Type every record exactly as it appears.

Some records:
************
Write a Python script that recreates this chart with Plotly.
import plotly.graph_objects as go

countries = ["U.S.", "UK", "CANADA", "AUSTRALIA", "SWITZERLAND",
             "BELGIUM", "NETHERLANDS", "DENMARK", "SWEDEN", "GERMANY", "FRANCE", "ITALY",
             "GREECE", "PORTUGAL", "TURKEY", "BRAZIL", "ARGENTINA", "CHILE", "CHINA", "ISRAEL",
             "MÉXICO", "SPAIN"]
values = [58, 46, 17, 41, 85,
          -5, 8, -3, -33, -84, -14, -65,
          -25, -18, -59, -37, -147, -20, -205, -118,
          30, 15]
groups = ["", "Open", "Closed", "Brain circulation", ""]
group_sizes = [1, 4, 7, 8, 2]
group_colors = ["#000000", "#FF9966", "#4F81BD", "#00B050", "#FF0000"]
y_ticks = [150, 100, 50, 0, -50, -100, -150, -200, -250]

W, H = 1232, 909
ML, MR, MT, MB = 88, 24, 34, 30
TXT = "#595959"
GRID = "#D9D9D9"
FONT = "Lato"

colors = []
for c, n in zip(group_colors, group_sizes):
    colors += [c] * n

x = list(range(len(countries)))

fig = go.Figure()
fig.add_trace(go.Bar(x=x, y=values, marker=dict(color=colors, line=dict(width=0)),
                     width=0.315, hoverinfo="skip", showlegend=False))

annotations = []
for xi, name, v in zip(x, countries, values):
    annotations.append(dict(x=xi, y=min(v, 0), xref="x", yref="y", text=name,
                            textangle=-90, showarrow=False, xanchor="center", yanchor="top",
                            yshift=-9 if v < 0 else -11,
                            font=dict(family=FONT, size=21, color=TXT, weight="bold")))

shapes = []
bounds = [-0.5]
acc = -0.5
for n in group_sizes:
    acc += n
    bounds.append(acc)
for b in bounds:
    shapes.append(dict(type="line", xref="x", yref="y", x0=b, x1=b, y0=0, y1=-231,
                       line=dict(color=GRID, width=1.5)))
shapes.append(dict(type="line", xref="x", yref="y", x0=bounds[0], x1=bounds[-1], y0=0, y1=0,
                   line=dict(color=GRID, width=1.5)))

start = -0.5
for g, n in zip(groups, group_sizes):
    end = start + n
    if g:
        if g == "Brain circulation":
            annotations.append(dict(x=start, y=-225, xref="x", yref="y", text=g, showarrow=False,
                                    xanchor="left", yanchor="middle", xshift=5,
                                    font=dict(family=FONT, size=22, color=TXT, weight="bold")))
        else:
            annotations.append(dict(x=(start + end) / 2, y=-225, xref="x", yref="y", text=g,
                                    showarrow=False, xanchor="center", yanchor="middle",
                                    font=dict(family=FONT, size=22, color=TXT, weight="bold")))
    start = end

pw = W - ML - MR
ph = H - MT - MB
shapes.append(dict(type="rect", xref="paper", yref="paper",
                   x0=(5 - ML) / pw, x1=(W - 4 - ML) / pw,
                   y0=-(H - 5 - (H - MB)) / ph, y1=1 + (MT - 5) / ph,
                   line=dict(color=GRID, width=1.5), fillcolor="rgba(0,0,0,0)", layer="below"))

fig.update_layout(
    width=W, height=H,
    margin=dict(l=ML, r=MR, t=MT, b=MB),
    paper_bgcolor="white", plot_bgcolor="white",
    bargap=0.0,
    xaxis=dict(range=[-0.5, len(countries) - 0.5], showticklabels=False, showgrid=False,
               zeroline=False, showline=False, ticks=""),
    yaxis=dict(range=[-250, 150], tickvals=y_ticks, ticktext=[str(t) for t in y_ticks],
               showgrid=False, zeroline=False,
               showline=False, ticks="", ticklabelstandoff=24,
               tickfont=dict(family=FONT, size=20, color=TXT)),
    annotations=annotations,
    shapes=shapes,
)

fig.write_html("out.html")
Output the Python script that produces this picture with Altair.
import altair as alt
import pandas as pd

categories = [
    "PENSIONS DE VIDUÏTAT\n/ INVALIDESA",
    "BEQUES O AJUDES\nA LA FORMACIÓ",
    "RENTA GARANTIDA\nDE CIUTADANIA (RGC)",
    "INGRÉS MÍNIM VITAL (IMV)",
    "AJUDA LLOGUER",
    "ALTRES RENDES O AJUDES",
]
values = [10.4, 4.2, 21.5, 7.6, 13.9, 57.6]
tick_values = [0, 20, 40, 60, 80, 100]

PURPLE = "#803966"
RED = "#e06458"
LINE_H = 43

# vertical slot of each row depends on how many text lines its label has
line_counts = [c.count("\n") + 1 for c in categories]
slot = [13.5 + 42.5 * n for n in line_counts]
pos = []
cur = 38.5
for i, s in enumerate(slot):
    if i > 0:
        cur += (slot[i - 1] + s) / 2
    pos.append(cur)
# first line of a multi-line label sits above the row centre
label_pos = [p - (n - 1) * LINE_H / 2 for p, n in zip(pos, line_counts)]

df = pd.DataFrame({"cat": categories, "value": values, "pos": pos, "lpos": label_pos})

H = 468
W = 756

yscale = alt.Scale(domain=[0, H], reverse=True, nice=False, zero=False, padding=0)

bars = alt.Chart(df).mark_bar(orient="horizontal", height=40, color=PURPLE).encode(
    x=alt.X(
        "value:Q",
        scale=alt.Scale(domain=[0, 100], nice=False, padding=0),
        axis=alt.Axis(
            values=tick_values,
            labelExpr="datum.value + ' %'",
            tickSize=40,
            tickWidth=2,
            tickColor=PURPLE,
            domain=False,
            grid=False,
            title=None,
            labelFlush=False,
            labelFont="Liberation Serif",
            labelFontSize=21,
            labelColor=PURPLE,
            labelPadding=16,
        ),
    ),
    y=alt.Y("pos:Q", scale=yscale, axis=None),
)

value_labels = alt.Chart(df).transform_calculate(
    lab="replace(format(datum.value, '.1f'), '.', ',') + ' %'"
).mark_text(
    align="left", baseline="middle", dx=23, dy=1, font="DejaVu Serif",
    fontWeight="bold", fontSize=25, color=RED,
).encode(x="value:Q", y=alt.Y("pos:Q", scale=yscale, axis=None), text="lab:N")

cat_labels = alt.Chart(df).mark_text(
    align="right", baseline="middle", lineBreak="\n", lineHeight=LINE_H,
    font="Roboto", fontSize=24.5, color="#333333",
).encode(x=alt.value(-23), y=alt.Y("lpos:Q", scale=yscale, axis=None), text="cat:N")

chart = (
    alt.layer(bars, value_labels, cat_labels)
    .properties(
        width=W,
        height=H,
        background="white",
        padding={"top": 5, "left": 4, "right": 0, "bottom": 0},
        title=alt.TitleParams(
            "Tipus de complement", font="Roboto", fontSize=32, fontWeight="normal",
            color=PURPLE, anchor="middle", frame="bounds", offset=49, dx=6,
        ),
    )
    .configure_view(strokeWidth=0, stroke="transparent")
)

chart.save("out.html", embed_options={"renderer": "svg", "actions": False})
************
▶ [COMPLETED EXERCISE]:
Write a Python script that recreates this chart with Plotly.
import plotly.graph_objects as go

countries = ["U.S.", "UK", "CANADA", "AUSTRALIA", "SWITZERLAND",
             "BELGIUM", "NETHERLANDS", "DENMARK", "SWEDEN", "GERMANY", "FRANCE", "ITALY",
             "GREECE", "PORTUGAL", "TURKEY", "BRAZIL", "ARGENTINA", "CHILE", "CHINA", "ISRAEL",
             "MÉXICO", "SPAIN"]
values = [58, 46, 17, 41, 85,
          -5, 8, -3, -33, -84, -14, -65,
          -25, -18, -59, -37, -147, -20, -205, -118,
          30, 15]
groups = ["", "Open", "Closed", "Brain circulation", ""]
group_sizes = [1, 4, 7, 8, 2]
group_colors = ["#000000", "#FF9966", "#4F81BD", "#00B050", "#FF0000"]
y_ticks = [150, 100, 50, 0, -50, -100, -150, -200, -250]

W, H = 1232, 909
ML, MR, MT, MB = 88, 24, 34, 30
TXT = "#595959"
GRID = "#D9D9D9"
FONT = "Lato"

colors = []
for c, n in zip(group_colors, group_sizes):
    colors += [c] * n

x = list(range(len(countries)))

fig = go.Figure()
fig.add_trace(go.Bar(x=x, y=values, marker=dict(color=colors, line=dict(width=0)),
                     width=0.315, hoverinfo="skip", showlegend=False))

annotations = []
for xi, name, v in zip(x, countries, values):
    annotations.append(dict(x=xi, y=min(v, 0), xref="x", yref="y", text=name,
                            textangle=-90, showarrow=False, xanchor="center", yanchor="top",
                            yshift=-9 if v < 0 else -11,
                            font=dict(family=FONT, size=21, color=TXT, weight="bold")))

shapes = []
bounds = [-0.5]
acc = -0.5
for n in group_sizes:
    acc += n
    bounds.append(acc)
for b in bounds:
    shapes.append(dict(type="line", xref="x", yref="y", x0=b, x1=b, y0=0, y1=-231,
                       line=dict(color=GRID, width=1.5)))
shapes.append(dict(type="line", xref="x", yref="y", x0=bounds[0], x1=bounds[-1], y0=0, y1=0,
                   line=dict(color=GRID, width=1.5)))

start = -0.5
for g, n in zip(groups, group_sizes):
    end = start + n
    if g:
        if g == "Brain circulation":
            annotations.append(dict(x=start, y=-225, xref="x", yref="y", text=g, showarrow=False,
                                    xanchor="left", yanchor="middle", xshift=5,
                                    font=dict(family=FONT, size=22, color=TXT, weight="bold")))
        else:
            annotations.append(dict(x=(start + end) / 2, y=-225, xref="x", yref="y", text=g,
                                    showarrow=False, xanchor="center", yanchor="middle",
                                    font=dict(family=FONT, size=22, color=TXT, weight="bold")))
    start = end

pw = W - ML - MR
ph = H - MT - MB
shapes.append(dict(type="rect", xref="paper", yref="paper",
                   x0=(5 - ML) / pw, x1=(W - 4 - ML) / pw,
                   y0=-(H - 5 - (H - MB)) / ph, y1=1 + (MT - 5) / ph,
                   line=dict(color=GRID, width=1.5), fillcolor="rgba(0,0,0,0)", layer="below"))

fig.update_layout(
    width=W, height=H,
    margin=dict(l=ML, r=MR, t=MT, b=MB),
    paper_bgcolor="white", plot_bgcolor="white",
    bargap=0.0,
    xaxis=dict(range=[-0.5, len(countries) - 0.5], showticklabels=False, showgrid=False,
               zeroline=False, showline=False, ticks=""),
    yaxis=dict(range=[-250, 150], tickvals=y_ticks, ticktext=[str(t) for t in y_ticks],
               showgrid=False, zeroline=False,
               showline=False, ticks="", ticklabelstandoff=24,
               tickfont=dict(family=FONT, size=20, color=TXT)),
    annotations=annotations,
    shapes=shapes,
)

fig.write_html("out.html")
Output the Python script that produces this picture with Altair.
import altair as alt
import pandas as pd

categories = [
    "PENSIONS DE VIDUÏTAT\n/ INVALIDESA",
    "BEQUES O AJUDES\nA LA FORMACIÓ",
    "RENTA GARANTIDA\nDE CIUTADANIA (RGC)",
    "INGRÉS MÍNIM VITAL (IMV)",
    "AJUDA LLOGUER",
    "ALTRES RENDES O AJUDES",
]
values = [10.4, 4.2, 21.5, 7.6, 13.9, 57.6]
tick_values = [0, 20, 40, 60, 80, 100]

PURPLE = "#803966"
RED = "#e06458"
LINE_H = 43

# vertical slot of each row depends on how many text lines its label has
line_counts = [c.count("\n") + 1 for c in categories]
slot = [13.5 + 42.5 * n for n in line_counts]
pos = []
cur = 38.5
for i, s in enumerate(slot):
    if i > 0:
        cur += (slot[i - 1] + s) / 2
    pos.append(cur)
# first line of a multi-line label sits above the row centre
label_pos = [p - (n - 1) * LINE_H / 2 for p, n in zip(pos, line_counts)]

df = pd.DataFrame({"cat": categories, "value": values, "pos": pos, "lpos": label_pos})

H = 468
W = 756

yscale = alt.Scale(domain=[0, H], reverse=True, nice=False, zero=False, padding=0)

bars = alt.Chart(df).mark_bar(orient="horizontal", height=40, color=PURPLE).encode(
    x=alt.X(
        "value:Q",
        scale=alt.Scale(domain=[0, 100], nice=False, padding=0),
        axis=alt.Axis(
            values=tick_values,
            labelExpr="datum.value + ' %'",
            tickSize=40,
            tickWidth=2,
            tickColor=PURPLE,
            domain=False,
            grid=False,
            title=None,
            labelFlush=False,
            labelFont="Liberation Serif",
            labelFontSize=21,
            labelColor=PURPLE,
            labelPadding=16,
        ),
    ),
    y=alt.Y("pos:Q", scale=yscale, axis=None),
)

value_labels = alt.Chart(df).transform_calculate(
    lab="replace(format(datum.value, '.1f'), '.', ',') + ' %'"
).mark_text(
    align="left", baseline="middle", dx=23, dy=1, font="DejaVu Serif",
    fontWeight="bold", fontSize=25, color=RED,
).encode(x="value:Q", y=alt.Y("pos:Q", scale=yscale, axis=None), text="lab:N")

cat_labels = alt.Chart(df).mark_text(
    align="right", baseline="middle", lineBreak="\n", lineHeight=LINE_H,
    font="Roboto", fontSize=24.5, color="#333333",
).encode(x=alt.value(-23), y=alt.Y("lpos:Q", scale=yscale, axis=None), text="cat:N")

chart = (
    alt.layer(bars, value_labels, cat_labels)
    .properties(
        width=W,
        height=H,
        background="white",
        padding={"top": 5, "left": 4, "right": 0, "bottom": 0},
        title=alt.TitleParams(
            "Tipus de complement", font="Roboto", fontSize=32, fontWeight="normal",
            color=PURPLE, anchor="middle", frame="bounds", offset=49, dx=6,
        ),
    )
    .configure_view(strokeWidth=0, stroke="transparent")
)

chart.save("out.html", embed_options={"renderer": "svg", "actions": False})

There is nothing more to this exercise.